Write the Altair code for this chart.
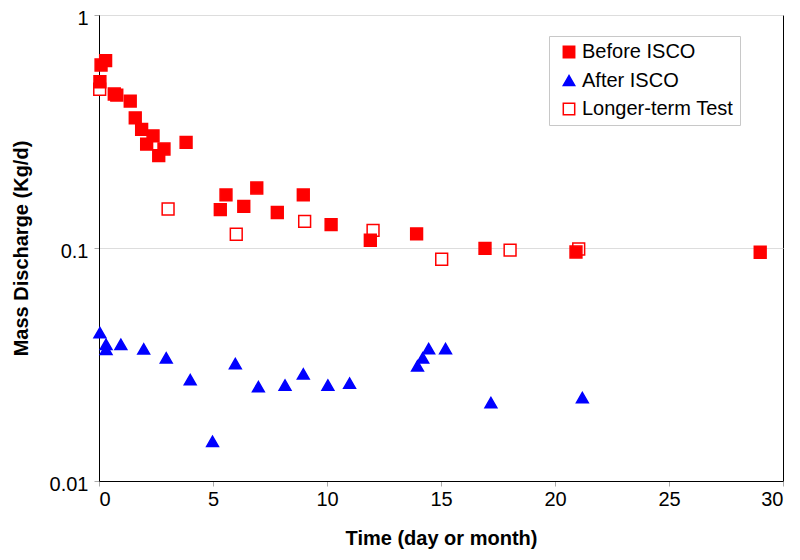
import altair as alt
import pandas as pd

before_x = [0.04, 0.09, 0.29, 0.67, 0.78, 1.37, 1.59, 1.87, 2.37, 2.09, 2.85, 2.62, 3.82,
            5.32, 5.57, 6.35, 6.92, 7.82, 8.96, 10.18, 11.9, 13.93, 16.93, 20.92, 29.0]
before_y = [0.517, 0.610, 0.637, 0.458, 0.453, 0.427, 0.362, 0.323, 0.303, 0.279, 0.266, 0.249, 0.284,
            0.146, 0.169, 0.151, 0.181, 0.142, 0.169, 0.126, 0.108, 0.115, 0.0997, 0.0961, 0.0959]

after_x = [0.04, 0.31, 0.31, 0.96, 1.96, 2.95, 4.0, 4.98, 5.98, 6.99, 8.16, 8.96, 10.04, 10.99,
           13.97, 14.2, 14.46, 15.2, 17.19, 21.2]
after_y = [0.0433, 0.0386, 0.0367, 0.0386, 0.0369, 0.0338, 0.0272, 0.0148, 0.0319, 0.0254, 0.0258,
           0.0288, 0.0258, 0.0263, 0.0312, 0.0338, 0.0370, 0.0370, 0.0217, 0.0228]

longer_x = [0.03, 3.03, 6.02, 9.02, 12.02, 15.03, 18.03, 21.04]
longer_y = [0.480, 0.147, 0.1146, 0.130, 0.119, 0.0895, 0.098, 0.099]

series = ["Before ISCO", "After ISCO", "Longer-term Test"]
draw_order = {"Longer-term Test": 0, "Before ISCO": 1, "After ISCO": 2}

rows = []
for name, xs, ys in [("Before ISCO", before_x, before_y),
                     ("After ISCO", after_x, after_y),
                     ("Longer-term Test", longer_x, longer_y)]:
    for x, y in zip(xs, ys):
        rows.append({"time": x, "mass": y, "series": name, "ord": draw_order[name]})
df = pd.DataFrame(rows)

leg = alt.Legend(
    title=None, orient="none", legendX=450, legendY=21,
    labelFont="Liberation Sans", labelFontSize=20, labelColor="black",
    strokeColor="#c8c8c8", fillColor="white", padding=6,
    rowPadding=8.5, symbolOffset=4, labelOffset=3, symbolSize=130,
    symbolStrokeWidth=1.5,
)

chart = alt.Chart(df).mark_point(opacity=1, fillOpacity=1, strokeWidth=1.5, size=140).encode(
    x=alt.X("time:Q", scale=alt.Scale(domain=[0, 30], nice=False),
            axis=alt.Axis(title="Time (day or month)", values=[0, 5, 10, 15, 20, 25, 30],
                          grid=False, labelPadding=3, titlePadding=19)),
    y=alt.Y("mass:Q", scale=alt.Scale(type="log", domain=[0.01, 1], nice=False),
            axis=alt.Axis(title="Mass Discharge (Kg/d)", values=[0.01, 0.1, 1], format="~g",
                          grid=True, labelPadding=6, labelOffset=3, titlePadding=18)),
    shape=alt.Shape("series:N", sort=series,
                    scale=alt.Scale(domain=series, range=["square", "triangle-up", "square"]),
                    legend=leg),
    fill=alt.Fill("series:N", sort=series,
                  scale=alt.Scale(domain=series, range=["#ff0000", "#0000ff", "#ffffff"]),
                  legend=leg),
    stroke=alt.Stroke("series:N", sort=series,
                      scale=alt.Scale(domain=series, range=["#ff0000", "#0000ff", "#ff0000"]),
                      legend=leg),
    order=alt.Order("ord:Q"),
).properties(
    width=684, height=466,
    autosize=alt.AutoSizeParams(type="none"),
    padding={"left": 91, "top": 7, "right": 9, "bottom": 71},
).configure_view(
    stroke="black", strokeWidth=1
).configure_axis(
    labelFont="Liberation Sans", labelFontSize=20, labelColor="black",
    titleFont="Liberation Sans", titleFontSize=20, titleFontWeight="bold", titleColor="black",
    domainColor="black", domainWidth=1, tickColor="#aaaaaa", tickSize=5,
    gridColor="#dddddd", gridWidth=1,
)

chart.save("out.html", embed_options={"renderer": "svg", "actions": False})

☆ ☆ ☆

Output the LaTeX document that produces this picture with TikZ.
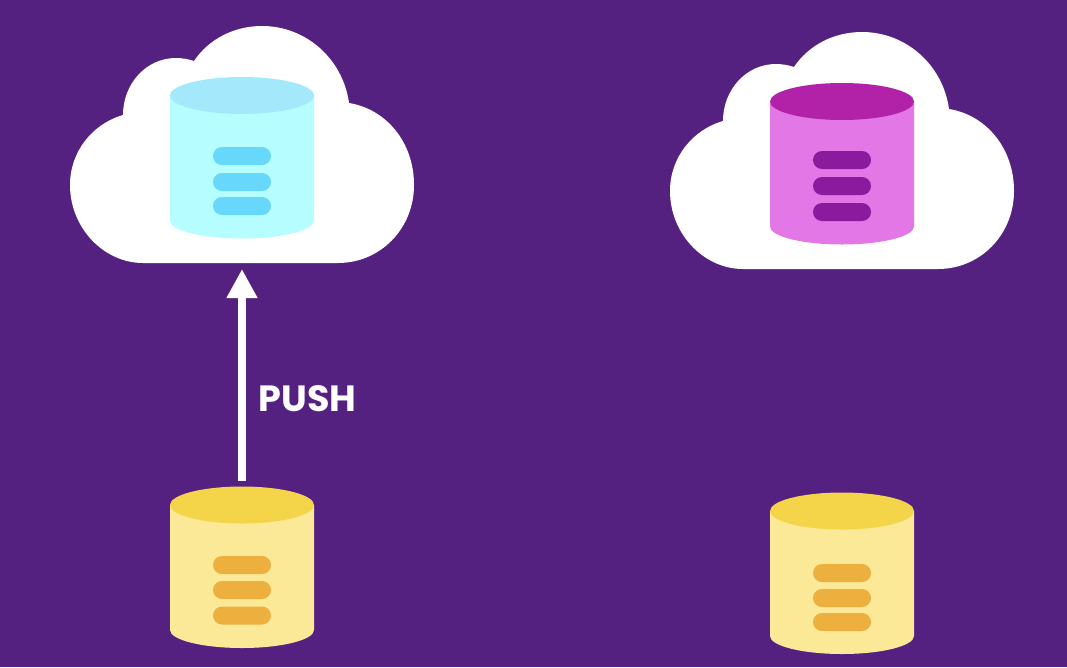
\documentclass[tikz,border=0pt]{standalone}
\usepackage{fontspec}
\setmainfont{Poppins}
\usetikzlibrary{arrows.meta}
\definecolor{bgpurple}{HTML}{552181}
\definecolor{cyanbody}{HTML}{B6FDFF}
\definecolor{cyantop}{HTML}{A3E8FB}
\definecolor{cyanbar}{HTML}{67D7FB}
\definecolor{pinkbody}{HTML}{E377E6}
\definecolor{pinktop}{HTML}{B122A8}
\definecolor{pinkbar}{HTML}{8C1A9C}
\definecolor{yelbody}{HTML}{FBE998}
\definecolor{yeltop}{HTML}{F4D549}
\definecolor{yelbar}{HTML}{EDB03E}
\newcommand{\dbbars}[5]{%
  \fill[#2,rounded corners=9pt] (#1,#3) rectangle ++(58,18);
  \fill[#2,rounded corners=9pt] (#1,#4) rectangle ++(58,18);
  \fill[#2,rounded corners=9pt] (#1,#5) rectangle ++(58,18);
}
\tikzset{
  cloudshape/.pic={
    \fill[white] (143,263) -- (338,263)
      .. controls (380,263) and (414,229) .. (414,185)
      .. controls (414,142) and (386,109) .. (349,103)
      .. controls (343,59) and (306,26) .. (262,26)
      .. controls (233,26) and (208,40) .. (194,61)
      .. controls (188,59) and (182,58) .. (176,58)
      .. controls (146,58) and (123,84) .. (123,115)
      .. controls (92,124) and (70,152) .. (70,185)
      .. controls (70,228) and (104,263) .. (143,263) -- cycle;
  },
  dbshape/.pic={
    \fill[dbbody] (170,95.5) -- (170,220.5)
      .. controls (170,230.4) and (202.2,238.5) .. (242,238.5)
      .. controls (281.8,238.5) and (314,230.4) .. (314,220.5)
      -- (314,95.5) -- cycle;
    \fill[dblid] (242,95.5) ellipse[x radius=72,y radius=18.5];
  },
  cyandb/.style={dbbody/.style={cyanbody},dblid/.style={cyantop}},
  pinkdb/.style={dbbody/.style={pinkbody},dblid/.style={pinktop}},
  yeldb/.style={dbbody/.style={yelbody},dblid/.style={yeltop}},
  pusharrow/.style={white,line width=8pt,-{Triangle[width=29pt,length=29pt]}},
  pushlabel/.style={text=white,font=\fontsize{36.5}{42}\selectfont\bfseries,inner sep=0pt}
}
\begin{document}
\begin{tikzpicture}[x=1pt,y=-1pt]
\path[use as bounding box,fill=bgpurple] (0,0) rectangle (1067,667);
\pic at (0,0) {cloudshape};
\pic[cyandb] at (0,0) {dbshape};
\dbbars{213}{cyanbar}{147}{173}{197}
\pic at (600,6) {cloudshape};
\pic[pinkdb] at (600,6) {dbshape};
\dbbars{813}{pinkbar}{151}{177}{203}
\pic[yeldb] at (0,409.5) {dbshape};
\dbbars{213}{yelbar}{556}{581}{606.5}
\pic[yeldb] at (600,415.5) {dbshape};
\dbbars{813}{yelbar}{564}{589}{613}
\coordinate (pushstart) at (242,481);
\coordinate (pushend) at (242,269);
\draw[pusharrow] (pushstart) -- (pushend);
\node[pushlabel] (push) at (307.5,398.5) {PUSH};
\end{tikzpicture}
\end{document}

☆ ☆ ☆

### Requirements
Working from the entries above, reproduce exactly and only the lines beginning with the line that has "Write the Altair code for this chart." and ending with the line that has "import pandas as pd"; omit all pictures.

### Answer to this exercise
Write the Altair code for this chart.
import altair as alt
import pandas as pd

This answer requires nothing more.